Violent crime can break hearts, literally, for those even in safest neighborhoods


Research shows Chicago residents in low-crime areas saw significant increases in blood pressure when violent crime increased in the city.


CHICAGO — Watching TV on her couch in a cozy house in a safe neighborhood, a woman starts to suffer physical damage to her heart following a stabbing on a dark street miles away.

This isn’t an X-Files rerun, but the current reality suggested by new research presented at the American Heart Association’s Scientific Sessions. The recent study of 53,402 Chicago residents shows people living in low-crime areas experienced significant increases in blood pressure that corresponded with spikes in violent crime in dangerous neighborhoods.

Previous research has made it known that high-crime neighborhoods are often high blood pressure hotspots for those residents. But this latest data sees the effects of violence rippling farther out.

According to the analysis of police and medical records, a 2015 spike in crime in Chicago resulted in a 9 percent increase in odds of high blood pressure for low-crime area residents — a greater increase than residents in violence-prone neighborhoods experienced.

“Those in low-crime areas seemed to be affected more by the crime surge, which is opposite of what we thought we’d find,” lead study author Dr. Elizabeth Tung told Medscape. “[For residents of high crime neighborhoods] stress is already there, whereas it was a new stressor for those living in relatively safer neighborhoods. The news was also broadcast across the city, but those in high-crime neighborhoods already knew it was happening and are constantly affected by those things. So there was kind of this exponentiation of fear even in the safer areas.”

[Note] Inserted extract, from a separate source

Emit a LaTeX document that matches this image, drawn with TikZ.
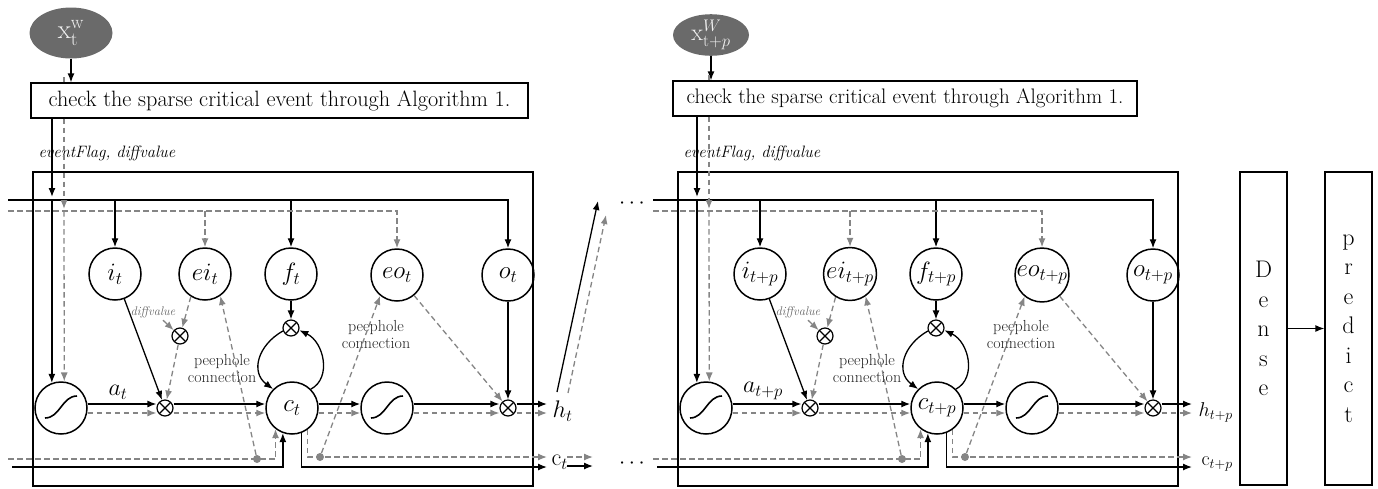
\RequirePackage{fix-cm}
\documentclass[tikz,border=0pt]{standalone}
\usepackage{fontspec}
\usetikzlibrary{arrows.meta,shapes.geometric,calc}
\definecolor{dg}{HTML}{858585}
\definecolor{ellfill}{HTML}{6A6A6A}
\tikzset{
  sa/.style={line width=1.3pt, -{Latex[length=9pt,width=7pt]}},
  sl/.style={line width=1.3pt},
  ga/.style={dg, line width=1.3pt, dash pattern=on 5.5pt off 3.5pt, -{Latex[length=9pt,width=7pt]}},
  gl/.style={dg, line width=1.3pt, dash pattern=on 5.5pt off 3.5pt},
  gate/.style={circle, draw, line width=1.5pt, minimum size=52pt, inner sep=0pt, font=\fontsize{25}{28}\selectfont},
  sigm/.style={circle, draw, line width=1.5pt, minimum size=52pt, inner sep=0pt,
    path picture={\draw[line width=1.6pt] ([shift={(-16pt,-10pt)}]path picture bounding box.center) .. controls +(15pt,0pt) and +(-15pt,0pt) .. ([shift={(16pt,12pt)}]path picture bounding box.center);}},
  mult/.style={circle, draw, line width=1.2pt, minimum size=16pt, inner sep=0pt,
    path picture={\draw[line width=1.2pt] (path picture bounding box.north west) -- (path picture bounding box.south east) (path picture bounding box.north east) -- (path picture bounding box.south west);}},
  gdot/.style={circle, fill=dg, minimum size=8pt, inner sep=0pt},
  peep/.style={font=\fontsize{16}{17}\selectfont, align=center, text=black!85},
  xell/.style={ellipse, fill=ellfill, inner sep=0pt, text=white!88!gray},
  topbox/.style={draw, line width=1.3pt, inner sep=0pt, minimum height=35pt},
  flaglab/.style={font=\itshape\fontsize{16.5}{18}\selectfont, anchor=west},
  outlab/.style={anchor=west, font=\fontsize{24}{26}\selectfont},
  outlabr/.style={anchor=west, font=\fontsize{20}{22}\selectfont},
  dots/.style={font=\fontsize{22}{24}\selectfont},
  vbox/.style={draw, line width=1.3pt, minimum width=47pt, minimum height=313pt, inner sep=0pt, align=center, font=\fontsize{24}{29.5}\selectfont},
}
\newcommand\lstmcell[4]{%
\begin{scope}[xshift=#2]
 \draw[line width=1.3pt] (33,172) rectangle (533,486);
 \node[gate] (#1i) at (115,274) {$i_{#3}$};
 \node[gate] (#1ei) at (205,274) {$ei_{#3}$};
 \node[gate] (#1f) at (291,274) {$f_{#3}$};
 \node[gate] (#1eo) at (397,275) {$eo_{#3}$};
 \node[gate] (#1o) at (508,275) {$o_{#3}$};
 \node[sigm] (#1s1) at (61,408) {};
 \node[mult] (#1m1) at (180,336) {};
 \node[mult] (#1mi) at (165,408) {};
 \node[mult] (#1mf) at (291,328) {};
 \node[gate] (#1c) at (292,408) {$c_{#3}$};
 \node[sigm] (#1s2) at (387,408) {};
 \node[mult] (#1mo) at (508,408) {};
 \node[font=\itshape\fontsize{12.5}{13}\selectfont, text=black!60] (#1dv) at (153,312) {diffvalue};
 \node[peep] (#1p1) at (222,369) {peephole\\connection};
 \node[peep] (#1p2) at (376,335) {peephole\\connection};
 \node[font=\fontsize{24}{26}\selectfont, anchor=south] (#1a) at (118,403) {$a_{#3}$};
 \node[gdot] (#1d1) at (257,459) {};
 \node[gdot] (#1d2) at (320,457) {};
 \coordinate (#1h0) at (8,200);
 \coordinate (#1g0) at (8,211);
 \coordinate (#1g1) at (8,459);
 \coordinate (#1h1) at (12,467);
 \coordinate (#1exa) at (52,197);
 \coordinate (#1gxa) at (64,209);
 \coordinate (#1gxb) at (64,211);
 \coordinate (#1ho) at (547,404);
 \coordinate (#1hg) at (547,413);
 \coordinate (#1co) at (547,467);
 \coordinate (#1cg) at (547,457);
 % top input lines
 \draw[sa] (#1h0) -| (#1o.north);
 \draw[sa] (#1i.north |- #1h0) -- (#1i.north);
 \draw[sa] (#1f.north |- #1h0) -- (#1f.north);
 \draw[ga] (#1g0) -| (#1eo.north);
 \draw[ga] (#1ei.north |- #1g0) -- (#1ei.north);
 % event flag lines
 \draw[gl] (#1gxa |- #4.north) -- ++(0,-6);
 \draw[sa] (#1exa |- #4.south) -- (#1exa);
 \draw[ga] (#1gxa |- #4.south) -- (#1gxa);
 \draw[sa] (#1s1.110 |- #1h0) -- (#1s1.110);
 \draw[ga] (#1gxb) -- (#1s1.83);
 % gates
 \draw[sa] (#1i) -- (#1mi);
 \draw[ga] (#1ei.238) -- (#1m1);
 \draw[ga] ($(#1dv.south)+(10,-1)$) -- (#1m1);
 \draw[ga] (#1m1) -- (#1mi);
 \draw[sa] ([yshift=4pt]#1s1.east) -- ([yshift=4pt]#1mi.west);
 \draw[ga] ([yshift=-5pt]#1s1.east) -- ([yshift=-5pt]#1mi.west);
 \draw[sa] ([yshift=4pt]#1mi.east) -- ([yshift=4pt]#1c.west);
 \draw[ga] ([yshift=-5pt]#1mi.east) -- ([yshift=-5pt]#1c.west);
 \draw[sa] ([yshift=4pt]#1c.east) -- ([yshift=4pt]#1s2.west);
 \draw[ga] ([yshift=-5pt]#1c.east) -- ([yshift=-5pt]#1s2.west);
 \draw[sa] ([yshift=4pt]#1s2.east) -- ([yshift=4pt]#1mo.west);
 \draw[ga] ([yshift=-5pt]#1s2.east) -- ([yshift=-5pt]#1mo.west);
 \draw[sa] (#1f) -- (#1mf);
 \draw[sa] (#1mf.200) .. controls (258,345) and (250,372) .. (#1c.135);
 \draw[sa] (#1c.45) .. controls (332,378) and (324,342) .. (#1mf.-15);
 \draw[sa] (#1o) -- (#1mo);
 \draw[ga] (#1eo) -- (#1mo);
 \draw[ga] (#1d1) -- (#1ei.-55);
 \draw[ga] (#1d2) -- (#1eo.231);
 \draw[ga] (#1g1) -| (#1c.232);
 \draw[sa] (#1h1) -| (#1c.250);
 \draw[sa] (#1c.290) |- (#1co);
 \draw[ga] (#1c.305) |- (#1cg);
 \draw[sa] ([yshift=4pt]#1mo.east) -- (#1ho);
 \draw[ga] ([yshift=-5pt]#1mo.east) -- (#1hg);
\end{scope}}
\begin{document}
\begin{tikzpicture}[x=1pt,y=-1pt]
\useasboundingbox (0,0) rectangle (1378,488);
% left top
\node[xell, minimum width=83pt, minimum height=51pt, font=\fontsize{27}{29}\selectfont] (xL) at (71,33) {$\mathrm{x}_{\mathrm{t}}^{\mathrm{w}}$};
\node[topbox, minimum width=497pt, font=\fontsize{22.2}{24}\selectfont] (bL) at (279.5,100.5) {check the sparse critical event through Algorithm 1.};
\draw[sa] (xL.south) -- (xL.south |- bL.north);
\node[flaglab] (efL) at (35,153) {eventFlag, diffvalue};
% right top
\node[xell, minimum width=76pt, minimum height=41pt, font=\fontsize{24}{26}\selectfont] (xR) at (711,35) {$\mathrm{x}_{\mathrm{t}+p}^{W}$};
\node[topbox, minimum width=464pt, font=\fontsize{21}{23}\selectfont] (bR) at (905,98.5) {check the sparse critical event through Algorithm 1.};
\draw[sa] (xR.south) -- (xR.south |- bR.north);
\node[flaglab] (efR) at (680,153) {eventFlag, diffvalue};
% cells
\lstmcell{L}{0pt}{t}{bL}
\lstmcell{R}{645pt}{t+p}{bR}
% left outputs
\node[outlab] (hL) at (549,411) {$h_t$};
\node[outlab] (cL) at (548,462) {$\mathrm{c}_t$};
\coordinate (cga) at (567,457); \coordinate (cgb) at (593,457);
\coordinate (csa) at (567,466); \coordinate (csb) at (593,466);
\draw[ga] (cga) -- (cgb);
\draw[sa] (csa) -- (csb);
\coordinate (dsa) at (557,392); \coordinate (dsb) at (598,201);
\coordinate (dga) at (568,393); \coordinate (dgb) at (606,215);
\draw[sa] (dsa) -- (dsb);
\draw[ga] (dga) -- (dgb);
\node[dots] (dt1) at (632,204) {$\cdots$};
\node[dots] (dt2) at (632,464) {$\cdots$};
% right outputs
\node[outlabr] (hR) at (1195,412) {$h_{t+p}$};
\node[outlabr] (cR) at (1198,464) {$\mathrm{c}_{t+p}$};
% dense / predict
\node[vbox] (dense) at (1263.5,328.5) {D\\e\\n\\s\\e};
\node[vbox] (pred) at (1348.5,328.5) {p\\r\\e\\d\\i\\c\\t};
\draw[sa] (dense) -- (pred);
\end{tikzpicture}
\end{document}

As expected, the research did confirm that more dangerous communities have greater rates of high blood pressure overall (36.5 percent) compared with relatively safer communities (22.5 percent). But the unexpected findings on low crime area blood pressure spikes added new information to a growing body of research that Tung and colleagues have been building on the indirect health effects of violent crime.

According to one earlier study Tung led, such other effects include safety concerns keeping high-crime area residents from getting blood pressure medication or other prescriptions and from accessing healthy food.

“People reporting poor neighborhood safety were less likely to have large grocers, pharmacies, and fitness resources within one mile from home,” the authors wrote.  “Even among those who did have resources within one mile from home, a prior experience of neighborhood crime was associated with bypassing pharmacies.”

As a resident of Chicago immersed in this area of research, Tung, while surprised, didn’t seem entirely shocked by the new findings of violence spiking the blood pressure of people outside of danger zones.

“I saw anecdotal evidence of this,” she said in an AHA news release. “I had friends living in low-crime neighborhoods who were extremely anxious about rising crime rates in the city. Crime, and particularly violent crime, is a unique stressor because people prioritize safety. Safety is second in Maslow’s hierarchy of needs, but in many ways, it can get in the way of more basic needs, like access to healthy food.”

Tung and her fellow researchers said they plan to continue to dig deeper in upcoming studies.